In his ill-advised visit to UNC-Chapel Hill law school to defend the state legislature’s approval of a May referendum on a gay marriage prohibition amendment for the state constitution, House Majority Leader Skip Stam let an interesting little nugget slip out that is surely going to have ol’ Adam and Steve miffed at Madame Governor. Thank goodness WRAL’s Laura Leslie was there to pick it up for us:
“Why it’s in May instead of November is at the insistence of Governor Bev Perdue, who told a dozen Democrats they could vote for it if it was in May, but not November,” Stam said in response to an audience question.
Wow. It’s a little tough for the Dems to scream “bigotry” at referendum supporters when their boss lady OKed the idea of a May vote. Madame Governor must have choked on her double mocha decaf cappuccino when she heard that piece of info go public. Bev apparently tossed her spokesperson in front of Leslie, to do a little damage control:
When asked whether the governor had been involved in the date change, Perdue’s press secretary Chris Mackey sent the following statement:
“…The Governor didn’t want the General Assembly to waste its time considering this unnecessary amendment at all. Moving the amendment to the May ballot removed ONE of the Governor’s objections, which was that the Republicans were using the constitutional amendment process to tilt the 2012 general election. The Governor never encouraged legislators to put the amendment on ANY ballot.”

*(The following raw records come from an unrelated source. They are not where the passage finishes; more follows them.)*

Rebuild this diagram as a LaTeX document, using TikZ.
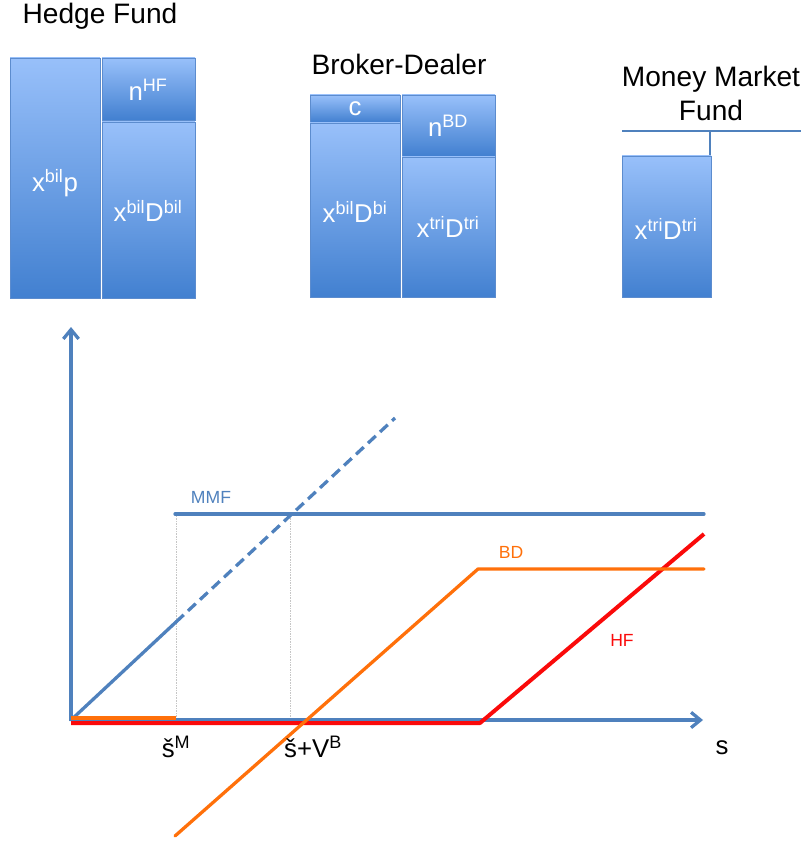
\documentclass[tikz,border=0pt]{standalone}
\usepackage{fontspec}
\setmainfont{Liberation Sans}
\usetikzlibrary{arrows.meta,positioning,shadows}
\definecolor{acctTop}{RGB}{152,192,250}
\definecolor{acctBot}{RGB}{66,128,208}
\definecolor{acctEdge}{RGB}{92,140,206}
\definecolor{axBlue}{RGB}{79,129,189}
\definecolor{bdOrange}{RGB}{255,112,10}
\definecolor{hfRed}{RGB}{250,10,10}
\tikzset{
  acct/.style={draw=acctEdge, line width=0.6pt, top color=acctTop, bottom color=acctBot,
    drop shadow={shadow xshift=0.7pt, shadow yshift=-1.2pt, opacity=0.3}},
  accttxt/.style={text=white, font=\fontsize{22}{26}\selectfont, inner sep=0pt},
  ttl/.style={font=\fontsize{24}{29}\selectfont, align=center, inner sep=0pt},
  axisln/.style={-{Straight Barb[length=2.8mm,width=4.6mm]}, line width=2.8pt, axBlue},
  payln/.style={line width=2.8pt, line cap=round, line join=round},
  guideln/.style={densely dotted, line width=0.4pt, gray!45},
  curvetxt/.style={font=\fontsize{15}{18}\selectfont, inner sep=0pt},
  ticktxt/.style={font=\fontsize{22}{26}\selectfont, inner sep=0pt},
}

\begin{document}
\begin{tikzpicture}[x=0.03cm, y=-0.03cm]
    \useasboundingbox (0,0) rectangle (801,848);
    % balance sheets
    \node[ttl] (hftitle) at (100,16) {Hedge Fund};
    \path[acct] (10,58) rectangle (100,298);
    \path[acct] (102,58) rectangle (195,120);
    \path[acct] (102,122) rectangle (195,298);
    \node[accttxt] (hfasset) at (55,183) {x\textsuperscript{bil}p};
    \node[accttxt] (hfeq) at (148,90) {n\textsuperscript{HF}};
    \node[accttxt] (hfdebt) at (148,211) {x\textsuperscript{bil}D\textsuperscript{bil}};

    \node[ttl] (bdtitle) at (399,64) {Broker-Dealer};
    \path[acct] (310,95) rectangle (400,122);
    \path[acct] (310,123) rectangle (400,297);
    \path[acct] (402,95) rectangle (495,156);
    \path[acct] (402,157) rectangle (495,297);
    \node[accttxt] (bdcash) at (355,109) {c};
    \node[accttxt] (bdasset) at (355,212) {x\textsuperscript{bil}D\textsuperscript{bi}};
    \node[accttxt] (bdeq) at (448,126) {n\textsuperscript{BD}};
    \node[accttxt] (bddebt) at (448,227) {x\textsuperscript{tri}D\textsuperscript{tri}};

    \node[ttl] (mmftitle) at (711,93) {Money Market\\Fund};
    \draw[axBlue, line width=2.4pt] (622,131) -- (801,131);
    \draw[axBlue, line width=2.4pt] (710,131) -- (710,156);
    \path[acct] (622,156) rectangle (711,297);
    \node[accttxt] (mmfasset) at (666,229) {x\textsuperscript{tri}D\textsuperscript{tri}};

    % payoff chart
    \coordinate (O) at (71,720);
    \coordinate (sM) at (176,720);
    \coordinate (sV) at (290,720);
    \draw[guideln] (sM) -- (176,514);
    \draw[guideln] (sV) -- (290,514);
    \draw[payln, axBlue] (175,514) -- (704,514);
    \draw[payln, axBlue] (O) -- (176,622);
    \draw[payln, axBlue, dash pattern=on 9pt off 5pt, line cap=butt] (176,622) -- (395,418);
    \draw[axisln] (71,721) -- (71,327);
    \draw[axisln] (71,720) -- (703,720);
    \draw[payln, hfRed, line width=3.4pt, line cap=butt] (71,723) -- (480,723) -- (704,534);
    \draw[payln, bdOrange, line cap=butt] (71,718) -- (176,718);
    \draw[payln, bdOrange] (175,836) -- (478,569) -- (704,569);
    \node[curvetxt, text=axBlue] (mmflab) at (211,497) {MMF};
    \node[curvetxt, text=bdOrange] (bdlab) at (511,552) {BD};
    \node[curvetxt, text=hfRed] (hflab) at (622,640) {HF};
    \node[ticktxt] (sMlab) at (176,747) {š\textsuperscript{M}};
    \node[ticktxt] (sVlab) at (313,747) {š+V\textsuperscript{B}};
    \node[ticktxt] (slab) at (722,748) {s};
\end{tikzpicture}
\end{document}
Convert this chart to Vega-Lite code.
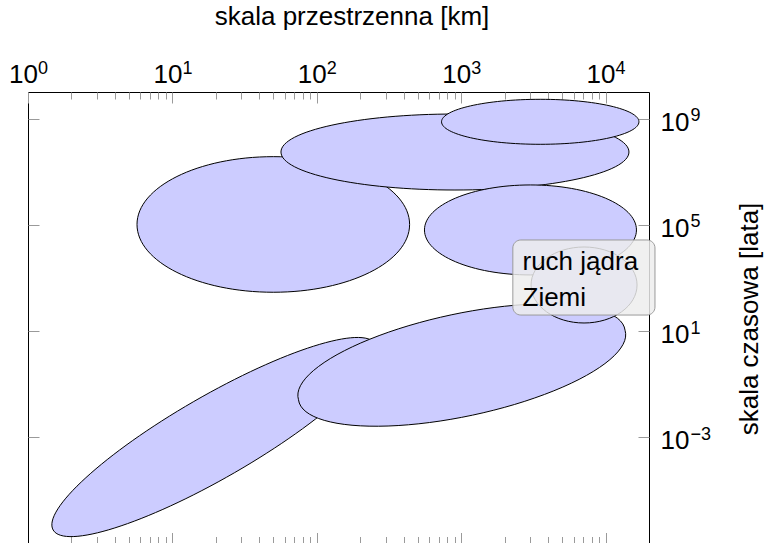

Perdue’s involvement in the date change had been widely rumored. Moving the amendment from November to May works out well for Democrats, who won’t have to worry about high turnout among “values voters” in the general election.
Much to the chagrin of amendment opponents, it’s also likely to help the amendment pass. Stam said today more Democrats vote in primaries than Republicans. That’s usually true of the general election, too, simply by virtue of the fact North Carolina has a whole lot more registered Democratic voters than Republicans.
However, this May, Republican voters will choose their presidential and gubernatorial candidates, so their turnout is likely to be pretty robust. Democrats, however, probably won’t have any high-profile primary races to draw them to the polls.